Billy Kinard decided to move up a notch in the coaching business to the NFL; it’s tough to know whether the sudden divorce from his alma mater played a role in that. Still, he landed an assistant coach’s spot with the Packers in 1974. He stayed for two years before moving to Cleveland for the 1976 and 1977 seasons. Kinard couldn’t resist returning to the college ranks when Gardner-Webb called and offered him the head coaching job of the Runnin’ Bulldogs in 1978. That relationship lasted for a year after a 4-5-1 season. From there it was back to the pro ranks to work with the 1979 and 1980 New England Patriots.
With his itch to coach in the pros apparently scratched, Kinard moved back to the South to spend time coaching in high school ball.
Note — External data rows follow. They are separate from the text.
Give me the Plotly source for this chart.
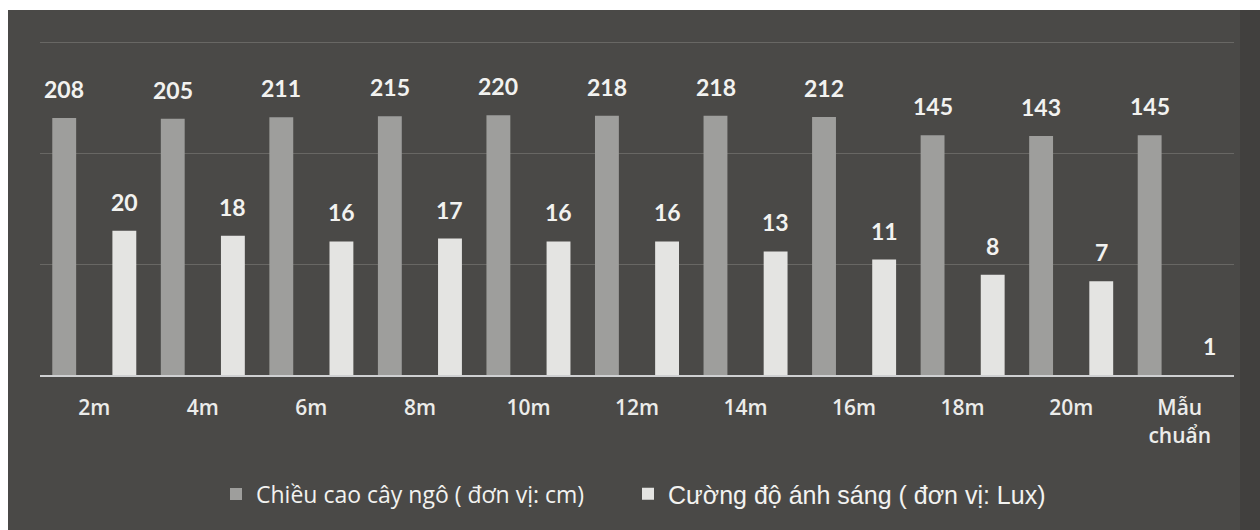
import numpy as np
import plotly.graph_objects as go

# Distance from the light source and measured values
categories = ["2m", "4m", "6m", "8m", "10m", "12m", "14m", "16m", "18m", "20m", "Mẫu<br>chuẩn"]
corn_height = [208, 205, 211, 215, 220, 218, 218, 212, 145, 143, 145]
light_intensity = [20, 18, 16, 17, 16, 16, 13, 11, 8, 7, 1]

name_height = "Chiều cao cây ngô ( đơn vị: cm)"
name_light = "Cường độ ánh sáng ( đơn vị: Lux)"

BG = "#4a4947"
DARK_BAR = "#9e9e9c"
LIGHT_BAR = "#e4e4e2"
TEXT = "#f2f2f0"

BAR_W = 0.22
SHIFT = 0.277  # distance of each bar centre from the category centre

fig = go.Figure()
fig.add_trace(go.Bar(
    x=categories, y=corn_height, name=name_height, legend="legend",
    marker=dict(color=DARK_BAR, line=dict(width=0)),
    width=BAR_W, offset=-SHIFT - BAR_W / 2,
))
fig.add_trace(go.Bar(
    x=categories, y=light_intensity, name=name_light, legend="legend2",
    marker=dict(color=LIGHT_BAR, line=dict(width=0)),
    width=BAR_W, offset=SHIFT - BAR_W / 2,
))

# Value labels above each bar
label_font = dict(family="Lato", size=23, color=TEXT, weight="bold")
for series, dx in ((corn_height, -30), (light_intensity, 30)):
    for cat, v in zip(categories, series):
        fig.add_annotation(
            x=cat, y=np.log10(v), xref="x", yref="y",
            text=str(v), showarrow=False, xshift=dx, yshift=13,
            yanchor="bottom", font=label_font,
        )

# Outer white frame strips (top and left) and the darker right edge
TOP = 39
PLOT_H = 375.0 - TOP
fig.add_shape(type="rect", xref="paper", yref="paper",
              x0=-0.2, x1=1.2, y0=(375 - 10) / PLOT_H, y1=1.3,
              fillcolor="white", line=dict(width=0), layer="below")
fig.add_shape(type="rect", xref="paper", yref="paper",
              x0=-0.2, x1=(8 - 40) / 1194, y0=-0.6, y1=1.3,
              fillcolor="white", line=dict(width=0), layer="below")
fig.add_shape(type="rect", xref="paper", yref="paper",
              x0=(1240 - 40) / 1194, x1=1.2, y0=-0.6, y1=(375 - 10) / PLOT_H,
              fillcolor="rgba(0,0,0,0.12)", line=dict(width=0), layer="below")

legend_y = (375 - 494) / PLOT_H
fig.update_layout(
    width=1260, height=530,
    margin=dict(l=40, r=26, t=TOP, b=155),
    paper_bgcolor=BG, plot_bgcolor="rgba(0,0,0,0)",
    barmode="overlay",
    showlegend=True,
    legend=dict(
        orientation="h", x=(216 - 40) / 1194, xanchor="left",
        y=legend_y, yanchor="middle",
        font=dict(family="Open Sans", size=23, color=TEXT),
        itemwidth=30, bgcolor="rgba(0,0,0,0)",
    ),
    legend2=dict(
        orientation="h", x=(628 - 40) / 1194, xanchor="left",
        y=legend_y, yanchor="middle",
        font=dict(family="Liberation Sans", size=25, color=TEXT),
        itemwidth=30, bgcolor="rgba(0,0,0,0)",
    ),
    xaxis=dict(
        type="category", showgrid=False, showline=True,
        linecolor="#cfd0d2", linewidth=2, ticks="", ticklabelstandoff=13,
        tickfont=dict(family="Open Sans", size=21, color="#ececea", weight=600),
    ),
    yaxis=dict(
        type="log", range=[0, 3.03], dtick=1, showticklabels=False,
        showgrid=True, gridcolor="#686764", gridwidth=1, zeroline=False,
        showline=False,
    ),
)

fig.write_html("out.html")
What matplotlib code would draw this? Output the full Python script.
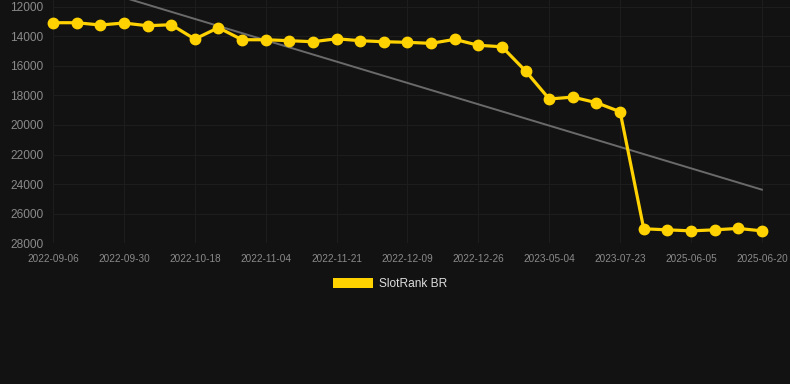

He coached three Alabama high schools – Jackson Academy in 1986-87, Lanett High School in 1990-92, and Northview High School from 1993 to 1997. Billy also worked as a teacher in that period. Apparently Kinard made an impact wherever he went, and not just on the football field. One of his fellow coaches at Northview, Janasky Fleming, thought Billy made a difference in his players’ lives.
“He was an advocate for students and the student-athlete,” Fleming said to Dothan Eagle years later. “He would take kids home so his wife could tutor them or he would have her come to the school and help tutor the kids. He is one of the most open-hearted people I have ever known.”
Eventually Kinard retired and lived out the rest of his life in Alabama. He died on June 30, 2018, at the age of 84 after a long illness. He and Kay had been married for more than 62 years at that point. They had a son, Bill, and daughter, Kathy.
“I wasn’t a great football player, but I played with a lot of great ones, like Bart Starr and Paul Hornung and Jim Taylor and Forrest Gregg and Jim Ringo,” Kinard said in a newspaper interview. “My memory isn’t as good as it used to be, but I was lucky to coach for 30 years in college and the pros without having to look for a job. It put food on the table and paid the bills and I enjoyed working and coaching with young players.”